Give Your Group Its Own Signal
A low-tech way to keep track of your group is to make sure that every member of your group has a whistle that they can use if they get separated from your party. Plastic whistles attached to a coiled lanyard and worn snug against a wrist or ankle are safer than whistles worn around the neck, especially if the wearer will be going down waterslides where necklaces can get caught.
Before you arrive at the waterpark, select a special code for your group. For example, two long blows followed by two short blows on the whistle. This special code will help your group recognize one of its own members in case other groups are also using whistles.
Select a Meeting Spot
Before you arrive at the waterpark, select a meeting spot. Once you are there, make sure that everyone knows where the meeting spot is. Additionally, make sure each member of your group knows the official name of the meeting spot so they can tell park officials in case they get lost.
Alternate Between Long and Short Lines
To prevent younger children from getting bored and wandering away, try to alternate between activities that have long lines and ones that are quickly accessible. For example, after going on a ride with a long line, consider sitting for a while and having a snack or walking through an interesting part of the park to get to the next ride.
Play Games While Waiting
Another way to prevent your younger companions from getting bored is to play games while you are waiting in line. There are many games that can be played without supplies and without changing your location. These games, such as "I Spy," and "The ABC Game," not only keep your children engaged and in one place, but they also encourage children to use their imagination and basic problem solving skills.

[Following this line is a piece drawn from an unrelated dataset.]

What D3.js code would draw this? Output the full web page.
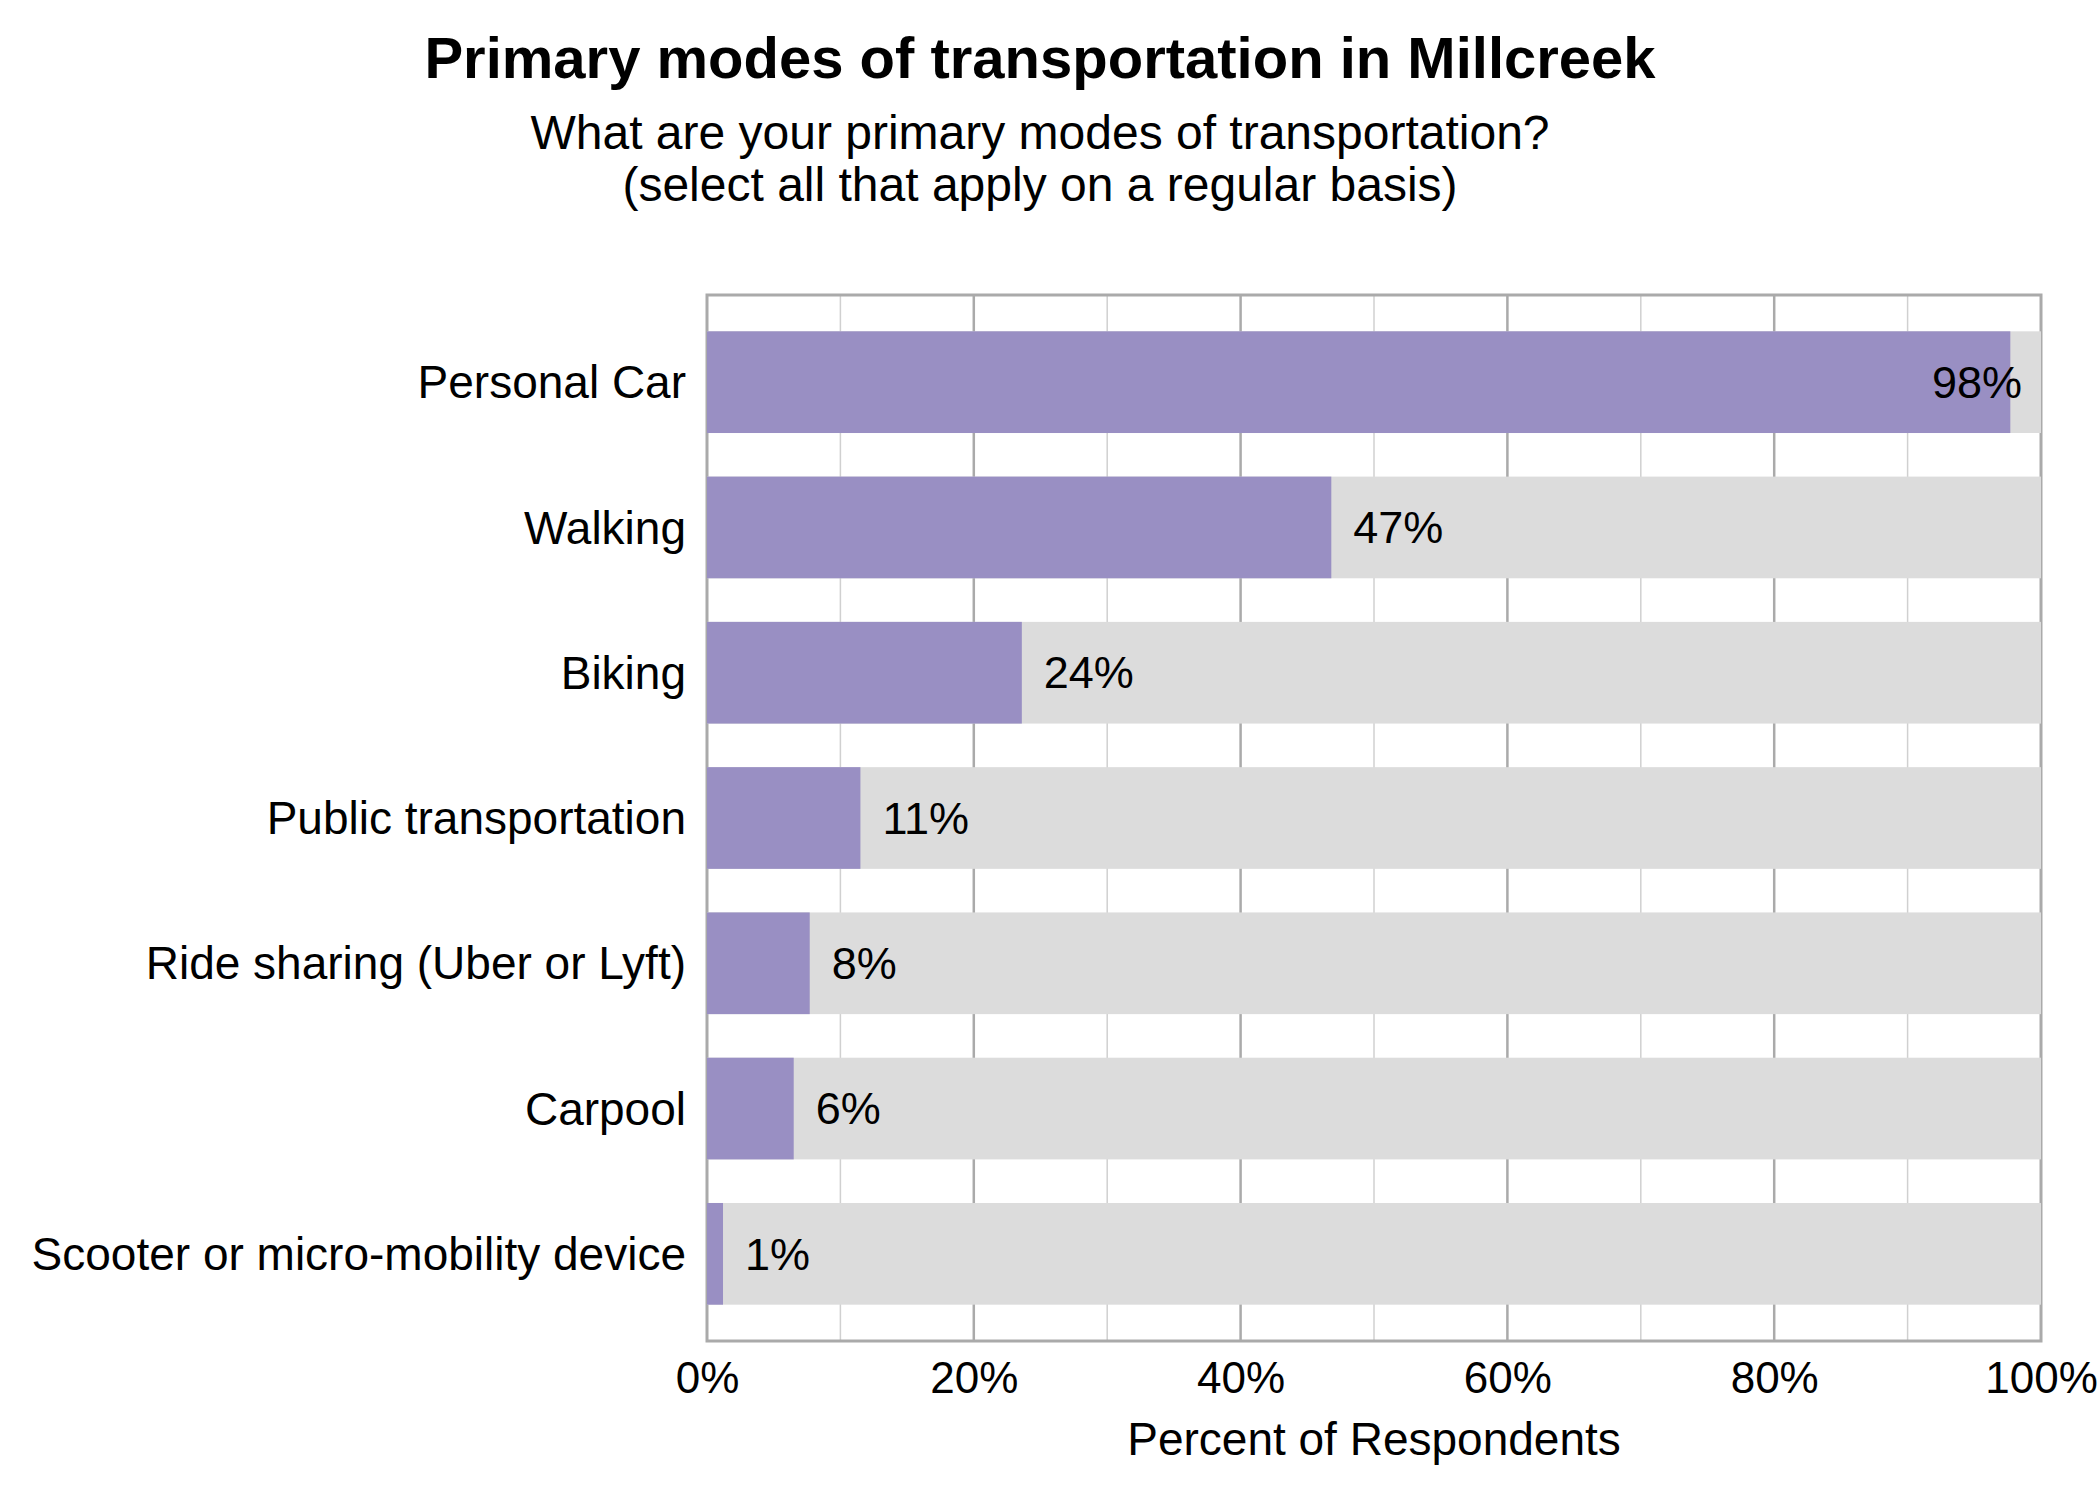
<!DOCTYPE html>
<html>
<head>
<meta charset="utf-8">
<script src="https://cdn.jsdelivr.net/npm/d3@7"></script>
<style>
  body { margin: 0; background: #fff; }
  svg { font-family: "Liberation Sans", Arial, sans-serif; }
</style>
</head>
<body>
<svg id="chart" width="2100" height="1500"></svg>
<script>
const categories = [
  "Personal Car",
  "Walking",
  "Biking",
  "Public transportation",
  "Ride sharing (Uber or Lyft)",
  "Carpool",
  "Scooter or micro-mobility device"
];
const values = [97.7, 46.8, 23.6, 11.5, 7.7, 6.5, 1.2];
const valueLabels = ["98%", "47%", "24%", "11%", "8%", "6%", "1%"];
const xTicks = [0, 20, 40, 60, 80, 100];

const W = 2100, H = 1500;
const margin = { top: 295, right: 59, bottom: 159, left: 707 };
const svg = d3.select("#chart");

const x = d3.scaleLinear().domain([0, 100]).range([margin.left, W - margin.right]);
const y = d3.scaleBand().domain(categories)
  .range([margin.top, H - margin.bottom])
  .paddingInner(0.3).paddingOuter(0.25);

// titles
svg.append("text").attr("x", 1040).attr("y", 78).attr("text-anchor", "middle")
  .style("font-size", "58px").style("font-weight", "bold")
  .text("Primary modes of transportation in Millcreek");
svg.append("text").attr("x", 1040).attr("y", 149).attr("text-anchor", "middle")
  .style("font-size", "48px").text("What are your primary modes of transportation?");
svg.append("text").attr("x", 1040).attr("y", 201).attr("text-anchor", "middle")
  .style("font-size", "48px").text("(select all that apply on a regular basis)");

// grid
const grid = svg.append("g");
grid.selectAll("line").data(d3.range(10, 100, 10)).join("line")
  .attr("x1", d => x(d)).attr("x2", d => x(d))
  .attr("y1", margin.top).attr("y2", H - margin.bottom)
  .attr("stroke", d => d % 20 === 0 ? "#aaaaaa" : "#d0d0d0")
  .attr("stroke-width", d => d % 20 === 0 ? 2.5 : 1.5);

// frame
svg.append("rect")
  .attr("x", margin.left).attr("y", margin.top)
  .attr("width", x(100) - x(0)).attr("height", H - margin.bottom - margin.top)
  .attr("fill", "none").attr("stroke", "#aaaaaa").attr("stroke-width", 3);

// bars: background to 100% then value
const rows = categories.map((c, i) => ({ cat: c, v: values[i], lab: valueLabels[i] }));
svg.append("g").selectAll("rect").data(rows).join("rect")
  .attr("x", x(0)).attr("y", d => y(d.cat))
  .attr("width", x(100) - x(0)).attr("height", y.bandwidth())
  .attr("fill", "#dcdcdc");
svg.append("g").selectAll("rect").data(rows).join("rect")
  .attr("x", x(0)).attr("y", d => y(d.cat))
  .attr("width", d => x(d.v) - x(0)).attr("height", y.bandwidth())
  .attr("fill", "#998fc3");

// value labels
svg.append("g").selectAll("text").data(rows).join("text")
  .attr("x", d => d.v > 90 ? x(100) - 19 : x(d.v) + 22)
  .attr("y", d => y(d.cat) + y.bandwidth() / 2)
  .attr("dy", "0.35em")
  .attr("text-anchor", d => d.v > 90 ? "end" : "start")
  .style("font-size", "45px").text(d => d.lab);

// category labels
svg.append("g").selectAll("text").data(categories).join("text")
  .attr("x", 686).attr("y", d => y(d) + y.bandwidth() / 2)
  .attr("dy", "0.35em").attr("text-anchor", "end")
  .style("font-size", "46px").text(d => d);

// x axis
const xAxis = svg.append("g")
  .attr("transform", `translate(0,${H - margin.bottom})`)
  .call(d3.axisBottom(x).tickValues(xTicks).tickSize(0).tickPadding(0).tickFormat(d => d + "%"));
xAxis.select(".domain").remove();
xAxis.selectAll("text").attr("y", 52).attr("dy", 0)
  .style("font-size", "44px").style("font-family", "'Liberation Sans', Arial, sans-serif").attr("fill", "#000");

svg.append("text").attr("x", (x(0) + x(100)) / 2).attr("y", 1455).attr("text-anchor", "middle")
  .style("font-size", "46px").text("Percent of Respondents");
</script>
</body>
</html>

Make Sure Your Child Knows Where to Wait When They Exit a Ride
Unlike other types of amusement parks, at water parks it is likely that one or two members of your group can go on a ride at a time. This means that half of your group may be waiting in line while the other half has already gone down a slide. Before you start to wait in line for any ride, make sure you pick a meeting place where everyone should wait after they have completed their turn.
The most important part of keeping track of your children at a waterpark is to regularly check and make sure you know where everyone in your group is. Remind yourself to count your group every half hour so that you will know immediately if someone is lost.